While that remains an open question, Clinton and Bush agree on at least one point: When voters go to the polls in November, they will be choosing between two very different visions of the road to lasting prosperity, and equally divergent philosophies of government’s role in building it.
Increasing Competitiveness: The Candidates’ Proposals
Here’s a snapshot of the proposals President Bush, Bill Clinton and Ross Perot have offered to increase U.S. economic competitiveness.
INDUSTRIAL POLICY
Bush: Has increased funding for advanced technological research, but he generally resists calls for greater business-government joint planning as misguided effort to pick “winners and losers” in the economy.
Clinton: Proposes creating a federal agency to fund research into cutting-edge domestic technologies, establishing a national network of 170 manufacturing centers to help small companies adopt advanced production techniques, and launching a $20-billion annual investment in rebuilding roads and bridges and constructing advanced transportation and communications networks.
Perot: Calls for government to work closely with business to “target and stimulate new industries, applications and inventions.”
*
TRADE
Bush: Negotiated North American Free Trade Agreement with Mexico and Canada; proposes to extend free trade zones through Central and South America, and into portions of Asia and Eastern Europe.
Clinton: After weeks of hesitation endorsed free trade agreement last Sunday but said he would not sign the treaty unless the U.S. reached agreement on additional measures to protect American jobs, and ensure protection of the environment and worker rights in Mexico; promises to toughen stand against Japan but warns against protectionism.
Perot: Criticizes proposed free-trade agreement with Mexico as a potential threat to U.S. jobs and promises a much tougher posture toward Japan in trade negotiations.
*
ACCESS TO CAPITAL
Bush: Has strongly pushed for across-the-board capital gains tax; recently proposed additional tax cut for entrepreneurs starting new companies similar to long-standing Clinton proposal. Would make permanent existing tax credit for research and development and offer additional tax breaks for new investments in machinery.
Clinton: Would cut capital gains only for entrepeneurs starting new companies; supports tax credit for new business investment, and would also make permanent existing research and development credit.
Perot: Would eliminate capital gains taxes on investments in start-up companies; reduce capital gains for investments in other companies held more than five years; explore other means of increasing savings, such as tax-free personal savings accounts. Also backs investment and research tax credits.
*
EDUCATION AND SKILLS
Bush: Builds his educational reform agenda around vouchers that would help parents send their children to private schools, would establish a fund from which all Americans could borrow up to $25,000 for college and recently proposed to create job training vouchers worth up to $3,000 for all dislocated workers and expand apprenticeship programs for young people not bound for college.

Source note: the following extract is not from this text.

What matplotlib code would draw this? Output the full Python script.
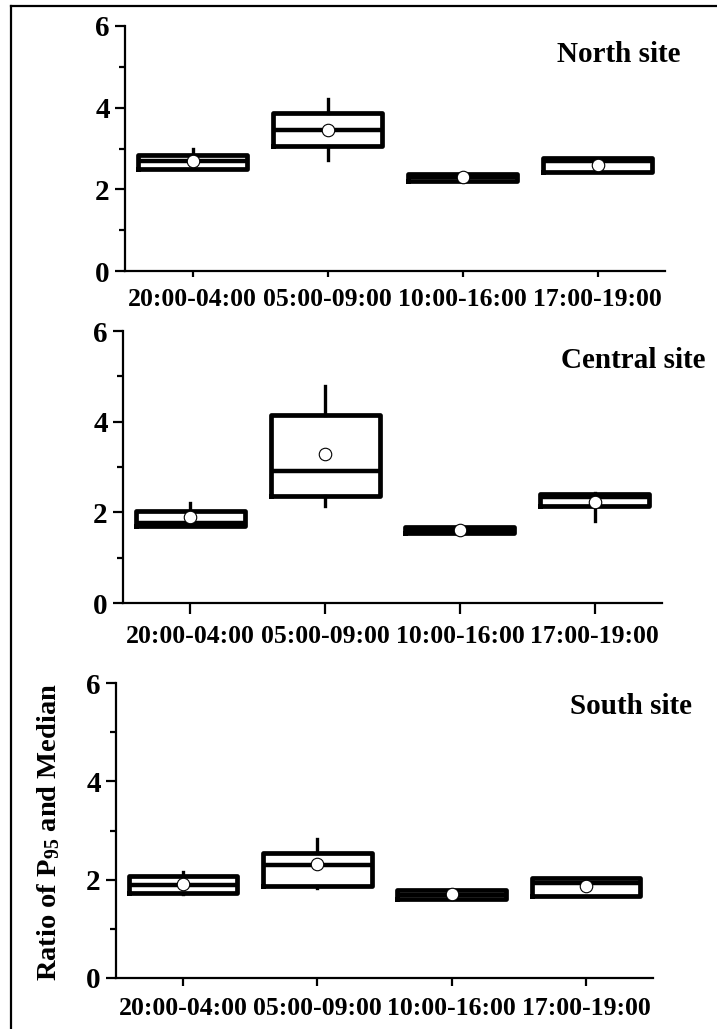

Clinton: Would fully fund Head Start program and create a national apprenticeship program for non-college bound students; would create a trust fund from which all Americans could borrow money for college, paying back the debt either as a percentage of income over time or through two years of national service; would require all companies to spend at least 1.5% of their payroll on worker training or contribute an equivalent sum into a national program to provide such training.
Perot: Offers no proposals to increase access to higher education or job training in his campaign manifesto, but existing programs would face 15% reductions, as part of his proposed across-the-board cuts in all discretionary federal spending.